Namun, perjalanan dakwahnya tidaklah mudah. Di masa awal berdakwah, beliau kerap naik turun bus kota dengan mengenakan jubah, serban, dan membawa kitab. Beliau juga pernah mengalami kesulitan hingga harus tidur di emperan toko. Di saat-saat itu, beliau tetap teguh mencari murid dan menyampaikan dakwah dari hati ke hati.

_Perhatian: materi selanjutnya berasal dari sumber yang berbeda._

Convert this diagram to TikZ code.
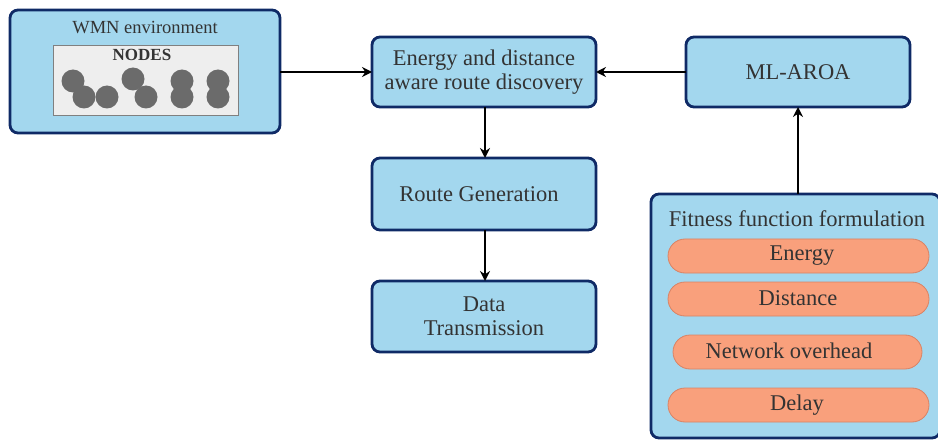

Majelis Taklim yang diasuh Habib Munzir awalnya hanya berisi 3 hingga 6 orang jamaah di Masjid Al-Munawwar, Pancoran, Jakarta Selatan. Namun berkat ketekunan, keikhlasan, dan cinta yang tulus dalam berdakwah, jumlah jamaah terus bertambah, hingga mencapai puluhan ribu orang—bahkan dalam beberapa kesempatan, mencapai 10.000 hingga 30.000 hadirin.
Kini, Majelis Rasulullah telah membuka puluhan cabang majelis taklim di berbagai wilayah Jakarta dan sekitarnya. Semua itu menjadi bukti nyata bahwa dakwah yang dilakukan dengan ketulusan, kelembutan, dan cinta akan menembus hati, menyatukan umat, dan memberi cahaya bagi sekitarnya.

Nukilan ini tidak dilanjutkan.